= John de Pateshull =

Arms of Pateshull: Argent, a fesse sable between three crescents gules

John de Pateshull (c.1291–1349) of Bletsoe in Bedfordshire, was a Member of Parliament.

==Origins==
He was the son and heir of Simon de Pateshull (d.1295) "the younger", by his wife Isabella de Steyngreve, daughter and heiress of Sir John de Steyngreve.

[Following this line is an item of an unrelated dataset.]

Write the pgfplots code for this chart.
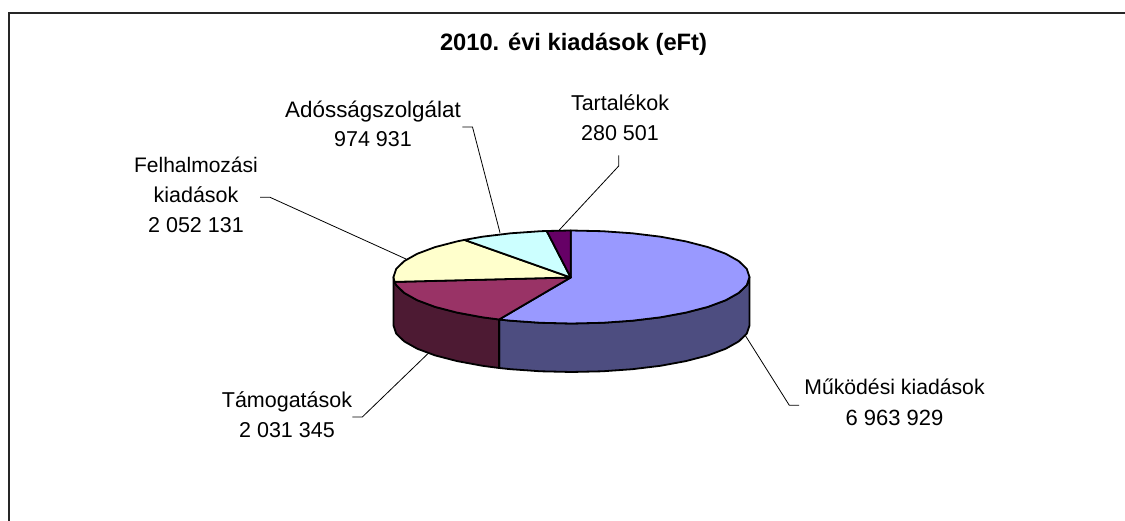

John was about four years old at his father's death, and was in the king's wardship.

==Career==
He was summoned to a council of magnates in 1335 and received a summons to the Parliament of 1342, but no later parliamentary summons and his name occurs among the knights summoned to military service in 1345.

==Marriage and children==
He married Mabel de Grandison, daughter and eventually coheiress of William Grandison of Bletsoe, brother of Otto I de Grandison, 1st Baron Grandison (c.1238–1328), by whom he had issue including:
- William de Pateshull (c.1322–1360), who did not receive a summons to Parliament, and died childless in 1360, leaving his four sisters as co-heiresses;
- Sybil de Pateshull, wife of Roger Beauchamp, 1st Baron Beauchamp of Bletsoe (c.1315–1380), who inherited Bletsoe;
- Alice de Pateshull, wife of Thomas Wake;
- Mabel de Pateshull, wife of Walter de Fauconberg, who inherited Pattishall;
- Katherine de Pateshull, wife of Sir Robert de Tudenham.